Several months ago, a group of clerics associated with the religious parties issued a fatwa, or religious edict, asserting that government troops killed in the Waziristan operation should not be accorded Muslim burial rites.
"People in Waziristan have now taken up arms against this senseless operation," said Maulana Mairajuddin Khan, a member of parliament from South Waziristan, disputing government charges that local tribesmen are aiding the foreigners. "It has nothing to do with the propaganda that the locals want to protect the foreigners. Why the hell would we protect foreigners at the cost of our lives and livelihood?"

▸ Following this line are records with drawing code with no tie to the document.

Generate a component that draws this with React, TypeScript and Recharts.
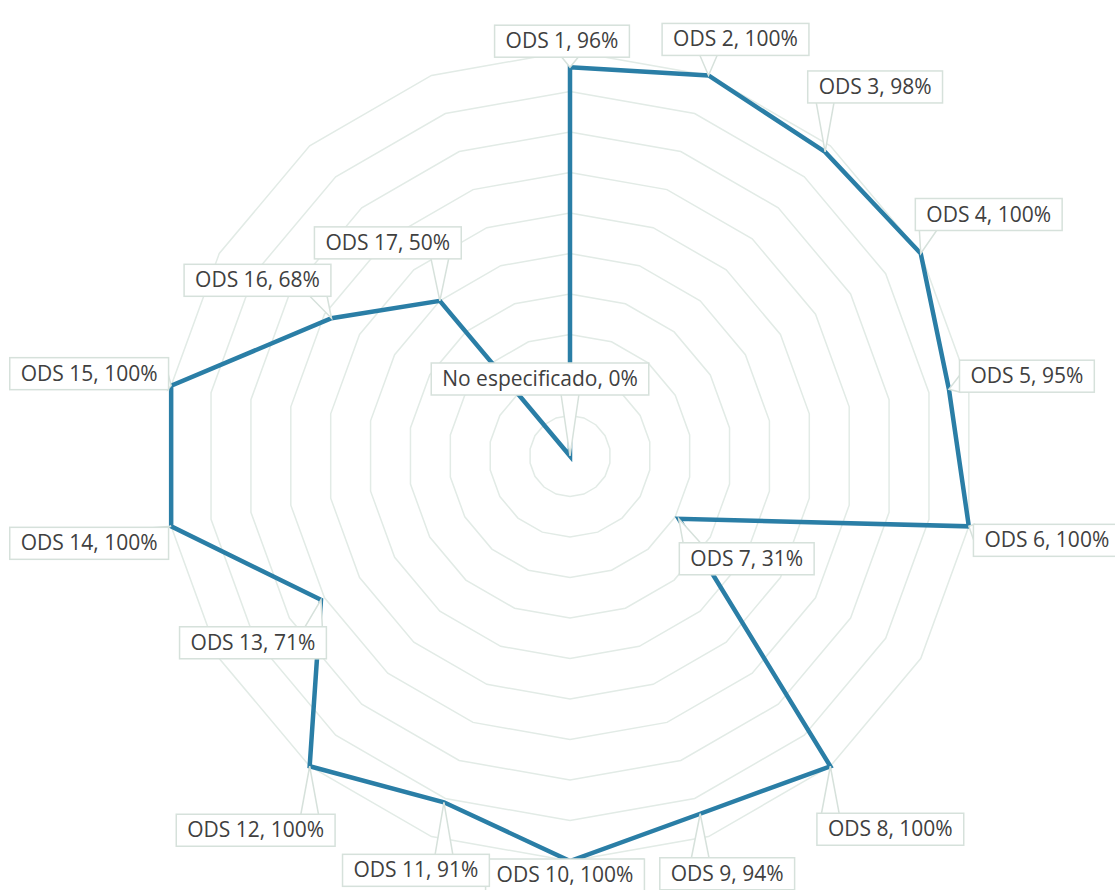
import {
  RadarChart,
  Radar,
  PolarGrid,
  PolarAngleAxis,
  PolarRadiusAxis,
} from "recharts";

const categories = [
  "ODS 1", "ODS 2", "ODS 3", "ODS 4", "ODS 5", "ODS 6", "ODS 7", "ODS 8", "ODS 9",
  "ODS 10", "ODS 11", "ODS 12", "ODS 13", "ODS 14", "ODS 15", "ODS 16", "ODS 17",
  "No especificado",
];
const values = [96, 100, 98, 100, 95, 100, 31, 100, 94, 100, 91, 100, 71, 100, 100, 68, 50, 0];

// where each callout box sits, relative to its point (layout only)
const labelOffsets: [number, number][] = [
  [-8, -26], [27, -36], [50, -65], [68, -39], [78, -13], [78, 14], [68, 40], [60, 63], [27, 60],
  [-5, 14], [-28, 68], [-54, 64], [-68, 43], [-82, 17], [-82, -12], [-74, -38], [-52, -58],
  [-30, -77],
];

const rows = categories.map((name, i) => ({ name, value: values[i] }));

const FONT = "21px 'Open Sans'";
let ctx: CanvasRenderingContext2D | null = null;
function textWidth(s: string) {
  if (!ctx) ctx = document.createElement("canvas").getContext("2d");
  if (!ctx) return s.length * 10;
  ctx.font = FONT;
  return ctx.measureText(s).width;
}

function Callout(props: any) {
  const { cx, cy, index, payload } = props;
  if (cx == null || cy == null) return null;
  const text = `${payload.name}, ${payload.value}%`;
  const w = textWidth(text) + 22;
  const h = 32;
  const [dx, dy] = labelOffsets[index];
  const bx = cx + dx - w / 2;
  const by = cy + dy - h / 2;
  // pointer base on the box edge facing the point
  let base: [number, number][];
  const half = 9;
  if (cy > by + h) {
    const x = Math.min(Math.max(cx, bx + half + 4), bx + w - half - 4);
    base = [[x - half, by + h - 1], [x + half, by + h - 1]];
  } else if (cy < by) {
    const x = Math.min(Math.max(cx, bx + half + 4), bx + w - half - 4);
    base = [[x - half, by + 1], [x + half, by + 1]];
  } else if (cx < bx) {
    const y = Math.min(Math.max(cy, by + half), by + h - half);
    base = [[bx + 1, y - half], [bx + 1, y + half]];
  } else {
    const y = Math.min(Math.max(cy, by + half), by + h - half);
    base = [[bx + w - 1, y - half], [bx + w - 1, y + half]];
  }
  const wedge = `${base[0][0]},${base[0][1]} ${cx},${cy} ${base[1][0]},${base[1][1]}`;
  return (
    <g key={`c-${index}`}>
      <polygon points={wedge} fill="#ffffff" stroke="#d6e1db" strokeWidth={1.5} />
      <rect x={bx} y={by} width={w} height={h} fill="#ffffff" stroke="#d6e1db" strokeWidth={1.5} />
      <text
        x={bx + w / 2}
        y={by + h / 2 + 7}
        textAnchor="middle"
        fontFamily="'Open Sans'"
        fontSize={21}
        fill="#404040"
      >
        {text}
      </text>
    </g>
  );
}

export default function App() {
  return (
    <div style={{ position: "absolute", left: 0, top: 0, background: "#ffffff" }}>
      <RadarChart
        width={1115}
        height={890}
        data={rows}
        cx={570}
        cy={456}
        outerRadius={405}
        startAngle={90}
        endAngle={-270}
        margin={{ top: 0, right: 0, bottom: 0, left: 0 }}
      >
        <PolarGrid gridType="polygon" radialLines={false} stroke="#e2ebe6" strokeWidth={1.5} />
        <PolarAngleAxis dataKey="name" tick={false} axisLine={false} />
        <PolarRadiusAxis
          domain={[0, 100]}
          tickCount={11}
          tick={false}
          axisLine={false}
          angle={90}
        />
        <Radar
          dataKey="value"
          stroke="#2a7ea6"
          strokeWidth={4.5}
          strokeLinejoin="miter"
          fill="none"
          fillOpacity={0}
          dot={(p: any) => <Callout {...p} />}
          isAnimationActive={false}
        />
      </RadarChart>
    </div>
  );
}
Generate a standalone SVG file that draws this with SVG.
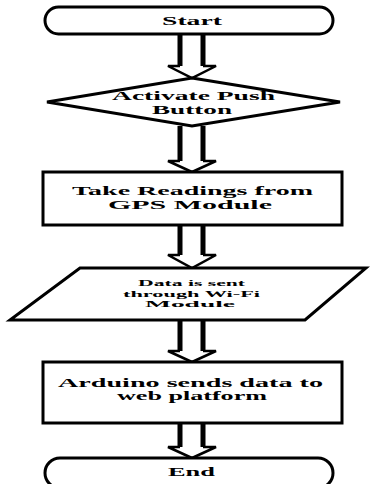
<svg xmlns="http://www.w3.org/2000/svg" width="370" height="484" viewBox="0 0 370 484">
<style>
.shape{fill:#fff;stroke:#000;stroke-width:3;stroke-linejoin:miter}
.t{font-family:"Liberation Serif","Times New Roman",serif;font-weight:bold;fill:#000}
.m{font-size:11.5px}
.s{font-size:9px}
.shaft{stroke:#000;stroke-width:5;fill:none}
.head{fill:#fff;stroke:#000;stroke-width:2.5;stroke-linejoin:miter}
</style>
<rect width="370" height="484" fill="#fff"/>
<g id="connectors">
  <g id="a1"><path class="head" d="M180,66 H168 L192,78 L216,66 H203"/><path class="shaft" d="M180,34 V66 M203,34 V66"/></g>
  <g id="a2"><path class="head" d="M180,161 H168 L192,172 L216,161 H203"/><path class="shaft" d="M180,126 V161 M203,126 V161"/></g>
  <g id="a3"><path class="head" d="M180,255 H168 L192,268 L216,255 H203"/><path class="shaft" d="M180,225 V255 M203,225 V255"/></g>
  <g id="a4"><path class="head" d="M180,351 H168 L192,362 L216,351 H203"/><path class="shaft" d="M180,320 V351 M203,320 V351"/></g>
  <g id="a5"><path class="head" d="M180,447 H168 L192,458 L216,447 H203"/><path class="shaft" d="M180,423 V447 M203,423 V447"/></g>
</g>
<g id="start">
  <rect class="shape" x="45" y="7" width="288" height="27" rx="13.5"/>
  <text class="t m" x="162" y="25" textLength="60" lengthAdjust="spacingAndGlyphs">Start</text>
</g>
<g id="activate">
  <polygon class="shape" points="192,78 340,102 192,126 47,102"/>
  <text class="t m" x="112" y="100" textLength="163" lengthAdjust="spacingAndGlyphs">Activate Push</text>
  <text class="t m" x="152" y="114" textLength="80" lengthAdjust="spacingAndGlyphs">Button</text>
</g>
<g id="readings">
  <rect class="shape" x="43" y="172" width="299" height="53"/>
  <text class="t m" x="72" y="195" textLength="241" lengthAdjust="spacingAndGlyphs">Take Readings from</text>
  <text class="t m" x="108" y="209" textLength="164" lengthAdjust="spacingAndGlyphs">GPS Module</text>
</g>
<g id="wifi">
  <polygon class="shape" points="80,268 366,268 305,320 10,320"/>
  <text class="t s" x="138" y="286" textLength="107" lengthAdjust="spacingAndGlyphs">Data is sent</text>
  <text class="t s" x="123" y="296.5" textLength="137" lengthAdjust="spacingAndGlyphs">through Wi-Fi</text>
  <text class="t s" x="145" y="307" textLength="90" lengthAdjust="spacingAndGlyphs">Module</text>
</g>
<g id="arduino">
  <rect class="shape" x="43" y="362" width="299" height="61"/>
  <text class="t m" x="58" y="387" textLength="265" lengthAdjust="spacingAndGlyphs">Arduino sends data to</text>
  <text class="t m" x="117" y="400" textLength="150" lengthAdjust="spacingAndGlyphs">web platform</text>
</g>
<g id="end">
  <rect class="shape" x="45" y="458" width="288" height="30" rx="15"/>
  <text class="t m" x="168" y="476" textLength="47" lengthAdjust="spacingAndGlyphs">End</text>
</g>
</svg>
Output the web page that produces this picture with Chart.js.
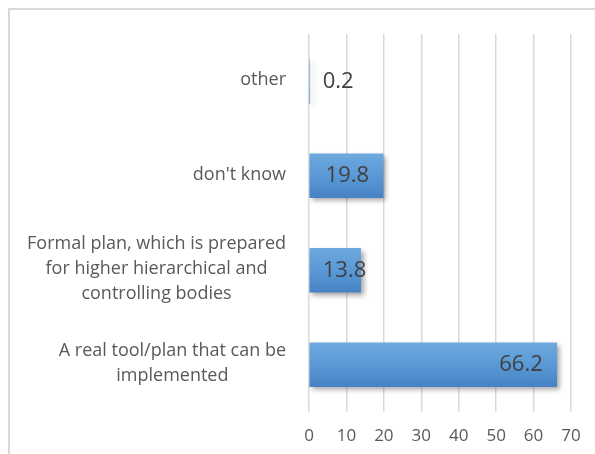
<!DOCTYPE html>
<html>
<head>
<meta charset="utf-8">
<script src="https://cdn.jsdelivr.net/npm/chart.js@4.4.1/dist/chart.umd.min.js"></script>
<style>
  html, body { margin: 0; padding: 0; background: #fff; }
  #wrap { width: 595px; height: 454px; }
</style>
</head>
<body>
<div id="wrap"><canvas id="plan_bar" width="595" height="454"></canvas></div>
<script>
// categories, top to bottom
const categories = [
    ['other'],
    ["don't know"],
    ['Formal plan, which is prepared', 'for higher hierarchical and', 'controlling bodies'],
    ['A real tool/plan that can be', 'implemented']
];
const shares = [0.2, 19.8, 13.8, 66.2];
const xTicks = [0, 10, 20, 30, 40, 50, 60, 70];

const FONT = '"Open Sans", sans-serif';
const TEXT_GREY = '#595959';

// white page with the frame lines on top and left
const framePlugin = {
    id: 'frame',
    beforeDraw(chart) {
        const ctx = chart.ctx;
        ctx.save();
        ctx.fillStyle = '#fff';
        ctx.fillRect(0, 0, chart.width, chart.height);
        ctx.strokeStyle = '#d9d9d9';
        ctx.lineWidth = 2;
        ctx.beginPath();
        ctx.moveTo(9, chart.height);
        ctx.lineTo(9, 9);
        ctx.lineTo(chart.width, 9);
        ctx.stroke();
        ctx.restore();
    }
};

// bars get a soft drop shadow
const shadowPlugin = {
    id: 'barShadow',
    beforeDatasetDraw(chart) {
        const ctx = chart.ctx;
        ctx.save();
        ctx.shadowColor = 'rgba(0,0,0,0.35)';
        ctx.shadowBlur = 5;
        ctx.shadowOffsetX = 3;
        ctx.shadowOffsetY = 3;
    },
    afterDatasetDraw(chart) {
        chart.ctx.restore();
    }
};

// multi-line category labels, lines centred within a right-aligned block
const categoryLabels = {
    id: 'categoryLabels',
    afterDraw(chart) {
        const ctx = chart.ctx;
        const y = chart.scales.y;
        const right = chart.chartArea.left - 23;
        const lineH = 25;
        ctx.save();
        ctx.font = '18px ' + FONT;
        ctx.fillStyle = TEXT_GREY;
        ctx.textAlign = 'center';
        ctx.textBaseline = 'middle';
        categories.forEach((lines, i) => {
            const w = Math.max(...lines.map(l => ctx.measureText(l).width));
            const cx = right - w / 2;
            const cy = y.getPixelForValue(i) - 1;
            lines.forEach((l, k) => {
                ctx.fillText(l, cx, cy + (k - (lines.length - 1) / 2) * lineH);
            });
        });
        ctx.restore();
    }
};

// value labels at the inside end of each bar
const valueLabels = {
    id: 'valueLabels',
    afterDatasetsDraw(chart) {
        const ctx = chart.ctx;
        const meta = chart.getDatasetMeta(0);
        ctx.save();
        ctx.font = '22px ' + FONT;
        ctx.fillStyle = '#404040';
        ctx.textAlign = 'left';
        ctx.textBaseline = 'middle';
        meta.data.forEach((bar, i) => {
            const txt = shares[i].toFixed(1);
            const w = ctx.measureText(txt).width;
            const left = Math.max(bar.x - 14 - w, bar.base + 13);
            ctx.fillText(txt, left, bar.y);
        });
        ctx.restore();
    }
};

function barGradient(context) {
    const chart = context.chart;
    if (!chart.chartArea) return '#5b9bd5';
    const y = chart.scales.y.getPixelForValue(context.dataIndex);
    const g = chart.ctx.createLinearGradient(0, y - 22, 0, y + 22);
    g.addColorStop(0, '#6ea9de');
    g.addColorStop(0.5, '#5a99d6');
    g.addColorStop(1, '#4682c4');
    return g;
}

new Chart(document.getElementById('plan_bar'), {
    type: 'bar',
    data: {
        labels: categories,
        datasets: [{
            data: shares,
            backgroundColor: barGradient,
            borderWidth: 0,
            barThickness: 44
        }]
    },
    options: {
        indexAxis: 'y',
        responsive: false,
        animation: false,
        layout: { padding: { top: 34, right: 24, bottom: 0, left: 0 } },
        plugins: { legend: { display: false }, tooltip: { enabled: false } },
        scales: {
            x: {
                min: 0,
                max: 70,
                afterBuildTicks(scale) {
                    scale.ticks = xTicks.map(v => ({ value: v }));
                },
                afterFit(scale) { scale.height = 42; },
                grid: { color: '#d9d9d9', lineWidth: 1.5, drawTicks: false },
                border: { display: false },
                ticks: { color: TEXT_GREY, font: { family: FONT, size: 17 }, padding: 14 }
            },
            y: {
                afterFit(scale) { scale.width = 309; },
                grid: { display: false },
                border: { display: false },
                ticks: { display: false }
            }
        }
    },
    plugins: [framePlugin, shadowPlugin, categoryLabels, valueLabels]
});
</script>
</body>
</html>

Nisar Wazir, a school principal in Wana, said in a telephone interview that he has "documented nine cases of indiscriminate shooting and aerial bombings against the targets where only locals were present." He also criticized government economic sanctions against local tribes that he said have led to food shortages in the region.
Khattak and army officials say the government has acted with restraint, recalling its offers of an amnesty for foreign militants who turn themselves in and register with authorities. "What bigger concession can there be?" Khattak said. But he said the militants and their Pashtun supporters gave the army no choice but to toughen its approach after they spurned the amnesty deal and murdered local officials; the bodies of two of them were mutilated and dumped in a well last spring.
Khattak said the army takes extreme care to avoid civilian casualties, although he acknowledged that "we also have problems of differentiating between miscreants and peace-loving citizens."